For all the 286 internally-driven meridional teleconnection patterns obtained from d4PDF, net adiabatic energy conversion efficiency is positive, indicating that meridional teleconnection patterns thus obtained have structures that can gain energy from climatological mean flow and through modulations of high-frequency eddy activity. Among energy conversion processes, baroclinic energy conversion (CP), which arises from the vertically phase-tilted structures in height anomalies embedded in the baroclinic background state, has the largest contribution. Barotropic energy conversion (CK) plays a secondary role.
The net adiabatic efficiency is highest for the teleconnection patterns whose key zonal wind anomalies are located over the subtropical or subpolar North Pacific. This sensitivity of the efficiency on different teleconnection patterns mostly comes from that of CK plus CP. The subtropical efficiency maximum corresponds to the PNA pattern, while subpolar one corresponds to the WP pattern or NPO. Indeed, a systematic examination of the 286 patterns reveals that total energy (kinetic and available potential energy) associated with a pattern tends to be larger when the pattern has higher net adiabatic efficiency (Fig. a), which suggests that energy conversion from the extratropical background state determines dominant meridional teleconnection patterns.

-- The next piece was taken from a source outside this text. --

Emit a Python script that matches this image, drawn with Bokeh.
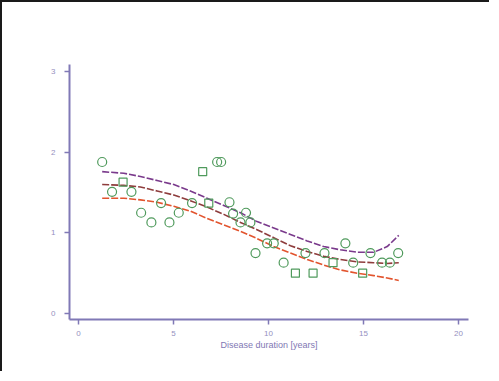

By contrast, externally-driven teleconnection patterns obtained from d4PDF generally have lower net adiabatic efficiency compared to internal variability, mostly due to reduction in CP efficiency. Dominance in the external teleconnection patterns is not apparently determined by energy conversion efficiency (Fig. b). Instead, other processes such as energy influx from the tropics or inhomogeneous forcing from extratropical sea surface temperature variability are likely the key factor for the dominance.